Diana Athill, 98, still has a few things to teach us about growing old with dignity and humor and grace.
Her latest memoir, “Alive, Alive Oh!” follows the unlikely literary celebrity she achieved at age 90 with the publication of the prize-winning best-seller “Somewhere Towards the End.”
In this collection of astute and sparkling essays, Athill tries to identify “the things that matter” after living to almost 100.
It’s not her love affairs, though she had plenty. “About halfway through my 70s I stopped thinking of myself as a sexual being,” she writes. “It was like coming out onto a high plateau, into clear, fresh air, far above the antlike bustle.”
What remains are “memories, thoughts and reflections”: of her grandparents’ garden, where an apple tree provides “the nearest I ever came to a mystical experience.” Of women’s changing fashions — even for a girl born in 1917, “pinkness and sparkle” were everything. And of her reluctant decision to move into a retirement home, an essay that includes a hilarious account of a day spent planting rosebushes with a few other nonagenarian residents, one of them blind.
“One good thing about being physically incapable of doing almost anything is that if you manage to do even a little something, you feel great,” she observes.

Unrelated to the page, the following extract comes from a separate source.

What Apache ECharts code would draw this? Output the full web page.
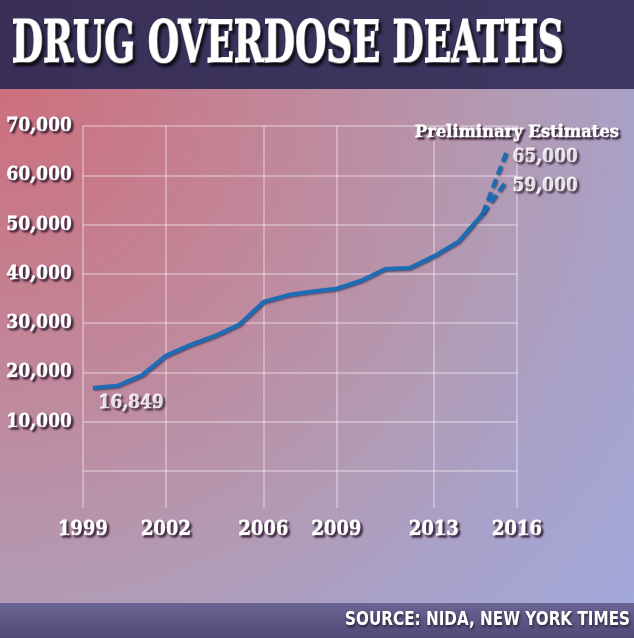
<!DOCTYPE html>
<html>
<head>
<meta charset="utf-8">
<script src="https://cdn.jsdelivr.net/npm/echarts@6/dist/echarts.min.js"></script>
<style>
  html, body { margin: 0; padding: 0; }
  #chart { width: 634px; height: 638px; }
</style>
</head>
<body>
<div id="chart"></div>
<script>
// 数据：年度药物过量死亡人数
const years = [1999, 2000, 2001, 2002, 2003, 2004, 2005, 2006, 2007, 2008, 2009, 2010, 2011, 2012, 2013, 2014, 2015];
const deaths = [16849, 17300, 19400, 23400, 25600, 27400, 29700, 34300, 35700, 36400, 37000, 38600, 41000, 41200, 43600, 46500, 52200];
// 2016 初步估计（上限 / 下限）
const estimateYear = 2016;
const estimates = [65000, 59000];
// 坐标轴刻度
const yearTicks = [1999, 2002, 2006, 2009, 2013, 2016];
const yMax = 70000;
const yStep = 10000;

const title = 'DRUG OVERDOSE DEATHS';
const note = 'Preliminary Estimates';
const source = 'SOURCE: NIDA, NEW YORK TIMES';

// 折线两端与边框留一点空
const X_MIN = 1998.59;
const X_MAX = 2016.41;
const tickValues = yearTicks.map((y, i) => (i === 0 ? X_MIN : i === yearTicks.length - 1 ? X_MAX : y));

const serif = '"DejaVu Serif Condensed", "DejaVu Serif", serif';
const sans = '"DejaVu Sans Condensed", "DejaVu Sans", sans-serif';
// 白字加粗描边 + 深色投影
const shadow = {
  textBorderColor: '#fff',
  textBorderWidth: 0.8,
  textShadowColor: 'rgba(40,15,40,0.85)',
  textShadowBlur: 2,
  textShadowOffsetX: 2,
  textShadowOffsetY: 2
};
const gridColor = 'rgba(255,255,255,0.32)';
const lineColor = '#1d6db5';
const lineShadow = { shadowColor: 'rgba(20,20,60,0.6)', shadowBlur: 2, shadowOffsetX: 1, shadowOffsetY: 1 };

// 用画布量文字宽度，算横向压缩比例
function fitScale(text, font, width) {
  const ctx = document.createElement('canvas').getContext('2d');
  ctx.font = font;
  return width / ctx.measureText(text).width;
}

const chart = echarts.init(document.getElementById('chart'), null, { renderer: 'canvas' });

const mainLine = years.map((y, i) => [y, deaths[i]]);
const last = mainLine[mainLine.length - 1];

const titleFont = 'bold 58px ' + serif;
const noteFont = 'bold 17px ' + serif;
const sourceFont = 'bold 19px ' + sans;

chart.setOption({
  animation: false,
  grid: { left: 83, right: 117, top: 126, bottom: 167 },
  xAxis: {
    type: 'value',
    min: X_MIN,
    max: X_MAX,
    axisLine: { show: false },
    axisTick: {
      show: true,
      customValues: tickValues,
      length: 37,
      lineStyle: { color: gridColor, width: 2 }
    },
    splitLine: { show: true, lineStyle: { color: gridColor, width: 2 } },
    axisLabel: {
      customValues: tickValues,
      formatter: v => String(Math.round(v)),
      margin: 49,
      color: '#fff',
      fontFamily: serif,
      fontWeight: 'bold',
      fontSize: 20,
      ...shadow
    }
  },
  yAxis: {
    type: 'value',
    min: 0,
    max: yMax,
    interval: yStep,
    axisLine: { show: false },
    axisTick: { show: false },
    splitLine: { show: true, lineStyle: { color: gridColor, width: 2 } },
    axisLabel: {
      formatter: v => (v === 0 ? '' : v.toLocaleString('en-US')),
      margin: 11,
      color: '#fff',
      fontFamily: serif,
      fontWeight: 'bold',
      fontSize: 19,
      ...shadow
    }
  },
  series: [
    {
      type: 'line',
      data: mainLine,
      symbol: 'none',
      z: 5,
      lineStyle: { color: lineColor, width: 4, ...lineShadow }
    },
    ...estimates.map(v => ({
      type: 'line',
      data: [last, [estimateYear, v]],
      symbol: 'none',
      z: 5,
      lineStyle: { color: lineColor, width: 4, type: [9, 5], ...lineShadow }
    })),
    {
      // 起点数值标注
      type: 'scatter',
      data: [mainLine[0]],
      symbolSize: 1,
      itemStyle: { color: 'rgba(0,0,0,0)' },
      z: 6,
      label: {
        show: true,
        position: [6, 6],
        align: 'left',
        verticalAlign: 'top',
        formatter: p => p.value[1].toLocaleString('en-US'),
        color: '#fff', fontFamily: serif, fontWeight: 'bold', fontSize: 19,
        ...shadow
      }
    },
    {
      // 估计值标注
      type: 'scatter',
      data: estimates.map(v => [estimateYear, v]),
      symbolSize: 1,
      itemStyle: { color: 'rgba(0,0,0,0)' },
      z: 6,
      label: {
        show: true,
        position: 'right',
        distance: 5,
        offset: [0, 6],
        formatter: p => p.value[1].toLocaleString('en-US'),
        color: '#fff', fontFamily: serif, fontWeight: 'bold', fontSize: 19,
        ...shadow
      }
    }
  ],
  graphic: [
    {
      type: 'rect', z: -20, silent: true,
      shape: { x: 0, y: 0, width: 634, height: 638 },
      style: {
        fill: {
          type: 'radial', x: 0, y: 89, r: 816, global: true,
          colorStops: [
            { offset: 0, color: '#cd6f7c' },
            { offset: 0.35, color: '#c1879a' },
            { offset: 0.63, color: '#b29bb5' },
            { offset: 0.78, color: '#a9a1c8' },
            { offset: 1, color: '#a2a8da' }
          ]
        }
      }
    },
    {
      type: 'rect', z: -19, silent: true,
      shape: { x: 0, y: 0, width: 634, height: 89 },
      style: {
        fill: {
          type: 'linear', x: 0, y: 0, x2: 1, y2: 0,
          colorStops: [{ offset: 0, color: '#392f57' }, { offset: 1, color: '#3f3762' }]
        }
      }
    },
    {
      type: 'rect', z: -19, silent: true,
      shape: { x: 0, y: 603, width: 634, height: 35 },
      style: {
        fill: {
          type: 'linear', x: 0, y: 0, x2: 0, y2: 1,
          colorStops: [{ offset: 0, color: '#6a6593' }, { offset: 1, color: '#4f4977' }]
        }
      }
    },
    {
      type: 'text', z: 10, silent: true,
      x: 12, y: 47,
      scaleX: fitScale(title, titleFont, 552),
      style: {
        text: title, fill: '#fff', font: titleFont,
        verticalAlign: 'middle',
        stroke: '#fff', lineWidth: 2,
        textShadowColor: 'rgba(0,0,0,0.75)', textShadowBlur: 3, textShadowOffsetX: 2, textShadowOffsetY: 3
      }
    },
    {
      type: 'text', z: 10, silent: true,
      x: 415, y: 133,
      scaleX: fitScale(note, noteFont, 204),
      style: {
        text: note, fill: '#fff', font: noteFont,
        verticalAlign: 'middle',
        stroke: '#fff', lineWidth: 0.8,
        textShadowColor: 'rgba(40,15,40,0.85)', textShadowBlur: 2, textShadowOffsetX: 2, textShadowOffsetY: 2
      }
    },
    {
      type: 'text', z: 10, silent: true,
      x: 345, y: 620,
      scaleX: fitScale(source, sourceFont, 285),
      style: {
        text: source, fill: '#fff', font: sourceFont,
        verticalAlign: 'middle',
        textShadowColor: 'rgba(0,0,0,0.6)', textShadowBlur: 3, textShadowOffsetX: 1, textShadowOffsetY: 2
      }
    }
  ]
});
</script>
</body>
</html>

One of the most powerful essays recounts a pregnancy in her 40s, a brush with death that left her profoundly grateful to be alive. Another chapter, titled “Lessons,” offers up a few: “Avoid romanticism and abhor possessiveness,” she says. In her case, that meant no children, and affairs with married men.
But she has few, if any, evident regrets.
Rather, the life she describes is one of abundance — although not material — where every sorrow is offset by sweetness of all kinds — friends, food, fashion, art, literature, travel and rambles in nature.
The book’s title recalls the lyrics of a popular song about a Dublin street vendor, Molly Malone, who wheels her wheelbarrow “through streets broad and narrow, crying cockles and mussels alive, alive oh!”
It’s an odd image for Athill, who was born into privilege, educated at Oxford and had a distinguished career at the BBC and in British publishing.
And yet it isn’t. Both the fictional Molly and the real Diana are out there in the thick of things, mixing it up, acutely aware that all living things, whether mussels or humans, are destined to die.